Through his engaging experience as an officer, Chief Ryan was able to see how his police department was growing. “I was in the right position at the right time,” notes Chief Ryan, “you see the climate today and you see that things have to be done differently from a police aspect.” Chief Ryan recognized the evolution of the role of the police and that the Woodbury City Police Department needed to be more than simply, “writing tickets and putting people in jail.” Law enforcement has changed as Chief Ryan explains:
People can’t just put their heads in the sand. They have to be more open-minded. Our officers have evolved. Police officers have always had to be peoples’ psychiatrist, big brother, and best friend. Ninety percent of the people we deal with are having the worst day of their life.
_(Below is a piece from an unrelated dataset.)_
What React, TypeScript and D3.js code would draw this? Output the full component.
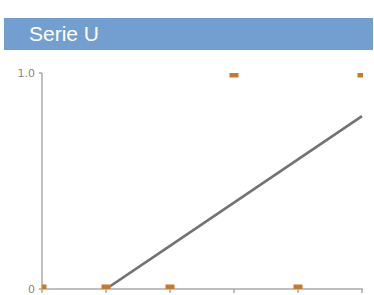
import React from "react";
import * as d3 from "d3";

const title = "Serie U";
const categories = [0, 1, 2, 3, 4, 5];
const values = [0, 0, 0, 1, 0, 1];
const trend: (number | null)[] = [null, 0, 0.2, 0.4, 0.6, 0.8];
const yTicks = [0, 1];
const yTickLabels = ["0", "1.0"];

export default function App() {
  const W = 374, H = 295;
  const left = 42, right = 362, top = 73, bottom = 289;
  const x = d3.scaleLinear().domain([0, 5]).range([left, right]);
  const y = d3.scaleLinear().domain([0, 1]).range([bottom, top]);
  const line = d3
    .line<number | null>()
    .defined((d) => d !== null)
    .x((_, i) => x(categories[i]))
    .y((d) => y(d as number));
  const ms = 9;
  return (
    <div style={{ position: "absolute", left: 0, top: 0 }}>
      <svg width={W} height={H} style={{ display: "block" }}>
        <defs>
          <clipPath id="plot">
            <rect x={left} y={top} width={right - left + 1} height={bottom - top} />
          </clipPath>
        </defs>
        <rect x={4} y={18} width={369} height={32} fill="#729fcf" />
        <text x={29} y={40.5} fill="#ffffff" fontFamily="Liberation Sans, Arial, sans-serif" fontSize={21}>
          {title}
        </text>
        <line x1={left} x2={left} y1={top} y2={bottom} stroke="#aaaaaa" strokeWidth={1.5} />
        <line x1={left} x2={right + 1} y1={bottom} y2={bottom} stroke="#aaaaaa" strokeWidth={1.5} />
        {yTicks.map((t, i) => (
          <g key={"y" + i}>
            <line x1={left - 3} x2={left} y1={y(t)} y2={y(t)} stroke="#aaaaaa" strokeWidth={1.5} />
            <text
              x={left - 7}
              y={y(t)}
              dy="0.35em"
              textAnchor="end"
              fill="#888"
              fontFamily="DejaVu Sans, sans-serif"
              fontSize={11}
            >
              {yTickLabels[i]}
            </text>
          </g>
        ))}
        {categories.map((c) => (
          <line key={"x" + c} x1={x(c)} x2={x(c)} y1={bottom} y2={bottom + 4} stroke="#aaaaaa" strokeWidth={1.5} />
        ))}
        <g clipPath="url(#plot)">
          <path d={line(trend) || ""} fill="none" stroke="#737373" strokeWidth={2.6} />
          {values.map((v, i) => (
            <rect
              key={"m" + i}
              x={x(categories[i]) - ms / 2}
              y={y(v) - ms / 2}
              width={ms}
              height={ms}
              fill="#c87a2a"
            />
          ))}
        </g>
      </svg>
    </div>
  );
}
By recognizing this change in modern law enforcement, Chief Ryan was able to institute practices that moved Woodbury forward. Chief Ryan decided to be proactive, starting with the community. He established police liaisons for the LGBTQ community, created the Autism/Developmental Disability Registry, an Addictions Resource Table, and an extraordinary chaplain program. He made closer relationships with the President of the NAACP, pastors, and reverends to stress a consistent channel of communication from the police department to the community. Chief Ryan then turned his attention to his officers ensuring the best possible training for them. “Our officers are trained on more compassion…if someone wants help we can have them in a program.” From there, Chief Ryan’s officers were able to take a more educational focus resulting in 35% of his department having a master’s degree. With understanding, integrity, and transparency, the Woodbury Police Department has been able to move the entire town forward directly through Chief Ryan’s leadership.
The strides that Chief Ryan made and the impact that has been felt by the Woodbury community did not go unnoticed. A close relationship with renowned law enforcement author Dr. Kevin Gilmartin, resulted in Gilmartin nominating Chief Ryan for the 2018 IACP “40 Under 40.” Chief Ryan received this award at the IACP Conference in Orlando, Florida. He was among international chiefs of police from Taiwan, Saudi Arabia, and other nations as well as other chiefs of police in the United States. Chief Ryan was in awe of the ceremony, “[The fact that] some guy from South Jersey would get to be recognized with people throughout the world was amazing.”
Chief Ryan is going to continue to move his department forward. “When we work together as a team and respect the public, as much as each other, people will continue to notice that our department does things the right way for the right reasons.” His enduring work ethic, humility, and inspiration will move both the community and Woodbury City Police Department forward. These are all Lasallian values that Chief Thomas Ryan lets shine through in his career in law enforcement. “It all started at La Salle. I am very lucky.”